GIVEN EXERCISE -> From the first line of the data below through the line holding "0.771, 0.763, 0.756];", output each line exactly and leave the pictures out.

GIVEN MATERIAL ->
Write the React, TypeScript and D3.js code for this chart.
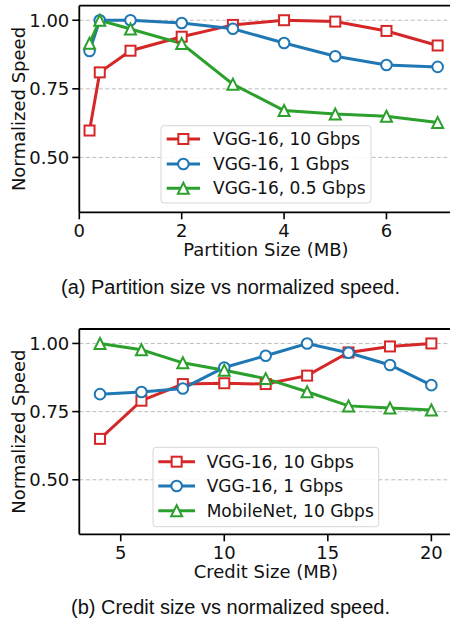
import React from "react";
import * as d3 from "d3";

// ---- Data ----
const partitionSizes = [0.2, 0.4, 1, 2, 3, 4, 5, 6, 7];
const partVgg10 = [0.598, 0.81, 0.889, 0.94, 0.983, 1.0, 0.995, 0.961, 0.908];
const partVgg1 = [0.888, 1.0, 1.0, 0.99, 0.969, 0.917, 0.869, 0.837, 0.83];
const partVgg05 = [0.916, 1.0, 0.968, 0.915, 0.767, 0.671, 0.658, 0.65, 0.627];

const creditSizes = [4, 6, 8, 10, 12, 14, 16, 18, 20];
const credVgg10 = [0.65, 0.79, 0.851, 0.854, 0.851, 0.882, 0.967, 0.989, 1.0];
const credVgg1 = [0.814, 0.822, 0.835, 0.912, 0.955, 1.0, 0.966, 0.921, 0.847];
const credMobile = [1.0, 0.977, 0.929, 0.902, 0.871, 0.823, 0.771, 0.763, 0.756];

const yTicks = [0.5, 0.75, 1.0];
const xTicksA = [0, 2, 4, 6];
const xTicksB = [5, 10, 15, 20];

const seriesA = ["VGG-16, 10 Gbps", "VGG-16, 1 Gbps", "VGG-16, 0.5 Gbps"];
const seriesB = ["VGG-16, 10 Gbps", "VGG-16, 1 Gbps", "MobileNet, 10 Gbps"];
const colors = ["#d62728", "#1f77b4", "#2ca02c"];
const markers = ["square", "circle", "triangle"];

const FONT = "'DejaVu Sans', sans-serif";

function Marker({ type, x, y, color }: { type: string; x: number; y: number; color: string }) {
  if (type === "square")
    return <rect x={x - 5} y={y - 5} width={10} height={10} fill="white" stroke={color} strokeWidth={2} />;
  if (type === "circle") return <circle cx={x} cy={y} r={5.3} fill="white" stroke={color} strokeWidth={2} />;
  const h = 5.5;
  return (
    <path
      d={`M${x},${y - h} L${x + h},${y + h} L${x - h},${y + h} Z`}
      fill="white"
      stroke={color}
      strokeWidth={2}
      strokeLinejoin="miter"
    />
  );
}

type PanelProps = {
  top: number;
  bottom: number;
  xDomain: [number, number];
  xs: number[];
  ys: number[][];
  names: string[];
  xTicks: number[];
  xLabel: string;
  caption: string;
  captionY: number;
  legend: { x: number; y: number; w: number; h: number; lineX0: number; lineX1: number; textX: number; rowY: number[] };
};

function Panel(p: PanelProps) {
  const left = 79.3;
  const right = 452.5;
  const x = d3.scaleLinear().domain(p.xDomain).range([left, right]);
  const y = d3.scaleLinear().domain([0.3, 1.053]).range([p.bottom, p.top]);
  const line = d3
    .line<[number, number]>()
    .x((d) => x(d[0]))
    .y((d) => y(d[1]));
  const cx = (left + right) / 2;
  return (
    <g>
      {yTicks.map((t) => (
        <line key={"g" + t} x1={left} x2={right} y1={y(t)} y2={y(t)} stroke="#bdbdbd" strokeWidth={1} strokeDasharray="4,2.5" />
      ))}
      {p.ys.map((vals, i) => (
        <path
          key={"l" + i}
          d={line(p.xs.map((v, j) => [v, vals[j]]) as [number, number][]) || ""}
          fill="none"
          stroke={colors[i]}
          strokeWidth={3}
        />
      ))}
      {p.ys.map((vals, i) =>
        vals.map((v, j) => <Marker key={"m" + i + "-" + j} type={markers[i]} x={x(p.xs[j])} y={y(v)} color={colors[i]} />)
      )}
      {/* spines */}
      <line x1={left} x2={right} y1={p.top} y2={p.top} stroke="black" strokeWidth={1.8} />
      <line x1={left} x2={right} y1={p.bottom} y2={p.bottom} stroke="black" strokeWidth={1.8} />
      <line x1={left} x2={left} y1={p.top} y2={p.bottom} stroke="black" strokeWidth={1.8} />
      {/* y ticks */}
      {yTicks.map((t) => (
        <g key={"yt" + t}>
          <line x1={left - 7} x2={left} y1={y(t)} y2={y(t)} stroke="black" strokeWidth={1.6} />
          <text x={left - 10} y={y(t)} dy="0.36em" textAnchor="end" fontSize={18} fontFamily={FONT} fill="#111">
            {t.toFixed(2)}
          </text>
        </g>
      ))}
      {/* x ticks */}
      {p.xTicks.map((t) => (
        <g key={"xt" + t}>
          <line x1={x(t)} x2={x(t)} y1={p.bottom} y2={p.bottom + 7} stroke="black" strokeWidth={1.6} />
          <text x={x(t)} y={p.bottom + 25} textAnchor="middle" fontSize={18} fontFamily={FONT} fill="#111">
            {t}
          </text>
        </g>
      ))}
      <text x={cx} y={p.bottom + 44} textAnchor="middle" fontSize={18} fontFamily={FONT} fill="#111">
        {p.xLabel}
      </text>
      <text
        transform={`translate(25,${(p.top + p.bottom) / 2}) rotate(-90)`}
        textAnchor="middle"
        fontSize={18}
        fontFamily={FONT}
        fill="#111"
      >
        Normalized Speed
      </text>
      {/* legend */}
      <rect x={p.legend.x} y={p.legend.y} width={p.legend.w} height={p.legend.h} rx={3} fill="white" fillOpacity={0.85} stroke="#d6d6d6" strokeWidth={1} />
      {p.names.map((n, i) => {
        const ry = p.legend.rowY[i];
        const mx = (p.legend.lineX0 + p.legend.lineX1) / 2;
        return (
          <g key={"lg" + i}>
            <line x1={p.legend.lineX0} x2={p.legend.lineX1} y1={ry} y2={ry} stroke={colors[i]} strokeWidth={3} />
            <Marker type={markers[i]} x={mx} y={ry} color={colors[i]} />
            <text x={p.legend.textX} y={ry} dy="0.36em" fontSize={17} fontFamily={FONT} fill="#111">
              {n}
            </text>
          </g>
        );
      })}
      <text
        x={230.5}
        y={p.captionY}
        textAnchor="middle"
        fontSize={20}
        fontFamily="'Liberation Sans', Arial, sans-serif"
        fill="#111"
      >
        {p.caption}
      </text>
    </g>
  );
}

export default function App() {
  return (
    <svg
      width={450}
      height={621}
      style={{ position: "absolute", left: 0, top: 0, background: "white" }}
      overflow="hidden"
    >
      <rect width={450} height={621} fill="white" />
      <Panel
        top={5.7}
        bottom={212.3}
        xDomain={[0, 7.29]}
        xs={partitionSizes}
        ys={[partVgg10, partVgg1, partVgg05]}
        names={seriesA}
        xTicks={xTicksA}
        xLabel="Partition Size (MB)"
        caption="(a) Partition size vs normalized speed."
        captionY={293.5}
        legend={{ x: 161, y: 125.7, w: 210, h: 77.3, lineX0: 166.7, lineX1: 200, textX: 213, rowY: [139, 164, 188.3] }}
      />
      <Panel
        top={329}
        bottom={534.3}
        xDomain={[3, 21.02]}
        xs={creditSizes}
        ys={[credVgg10, credVgg1, credMobile]}
        names={seriesB}
        xTicks={xTicksB}
        xLabel="Credit Size (MB)"
        caption="(b) Credit size vs normalized speed."
        captionY={613.5}
        legend={{ x: 153, y: 447.3, w: 225.7, h: 79.4, lineX0: 158.3, lineX1: 195, textX: 206.7, rowY: [461.7, 486, 510.7] }}
      />
    </svg>
  );
}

SOLVED PROBLEM ->
Write the React, TypeScript and D3.js code for this chart.
import React from "react";
import * as d3 from "d3";

// ---- Data ----
const partitionSizes = [0.2, 0.4, 1, 2, 3, 4, 5, 6, 7];
const partVgg10 = [0.598, 0.81, 0.889, 0.94, 0.983, 1.0, 0.995, 0.961, 0.908];
const partVgg1 = [0.888, 1.0, 1.0, 0.99, 0.969, 0.917, 0.869, 0.837, 0.83];
const partVgg05 = [0.916, 1.0, 0.968, 0.915, 0.767, 0.671, 0.658, 0.65, 0.627];

const creditSizes = [4, 6, 8, 10, 12, 14, 16, 18, 20];
const credVgg10 = [0.65, 0.79, 0.851, 0.854, 0.851, 0.882, 0.967, 0.989, 1.0];
const credVgg1 = [0.814, 0.822, 0.835, 0.912, 0.955, 1.0, 0.966, 0.921, 0.847];
const credMobile = [1.0, 0.977, 0.929, 0.902, 0.871, 0.823, 0.771, 0.763, 0.756];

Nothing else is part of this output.